Bertrand Sauterel: Vous en demandez beaucoup au juge. En prononçant une expulsion, il ne peut pas appréhender tous les problèmes d’exécution.
plaidoyer: Quelles sont les conséquences de l’expulsion sur la détention provisoire et pour motifs de sûreté?
Bertrand Sauterel: Le TF a précisé que le juge pénal peut prononcer une détention pour des motifs de sûreté afin de garantir l’exécution. Mais la durée de cette détention ne doit pas dépasser celle qui est limitée par la peine prévisible. Dans les faits, dès qu’on atteint cette limite, on avise l’autorité administrative.
Aline Bonard: Le TF s’est en effet montré assez clair s’agissant de la situation postérieure au jugement, quoiqu’il ne dise pas comment concilier la détention pour motifs de sûreté avec la détention administrative. Mais l’influence principale, on l’observe surtout sur la détention provisoire: on se met à la prononcer uniquement pour garantir l’expulsion, et souvent pour des durées de quatre à six mois. Et vu les difficultés que cela pose en termes de places, on en est réduit à utiliser pour cela des lieux de détention illicites.

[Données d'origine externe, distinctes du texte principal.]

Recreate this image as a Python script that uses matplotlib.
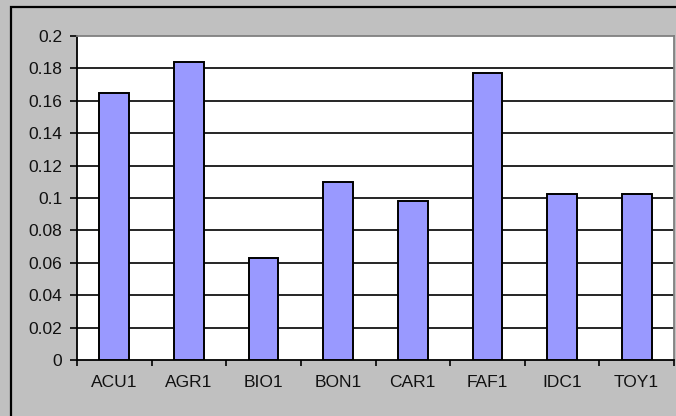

1Recours rejeté par décision du TF du 7 novembre 2018 (arrêt 6B_1027/2018), soit après la tenue du débat de plaidoyer.
Aline Bonard,
42 ans, avocate à Lausanne, auteure de l’article «Expulsion pénale: la mise en œuvre de l’initiative sur le renvoi, questions choisies et premières jurisprudences», Forum poenale 5/2017.
Bertrand Sauterel,
58 ans, juge à la Cour d’appel pénale du canton de Vaud, juge suppléant à la Cour constitutionnelle vaudoise, ancien substitut du procureur.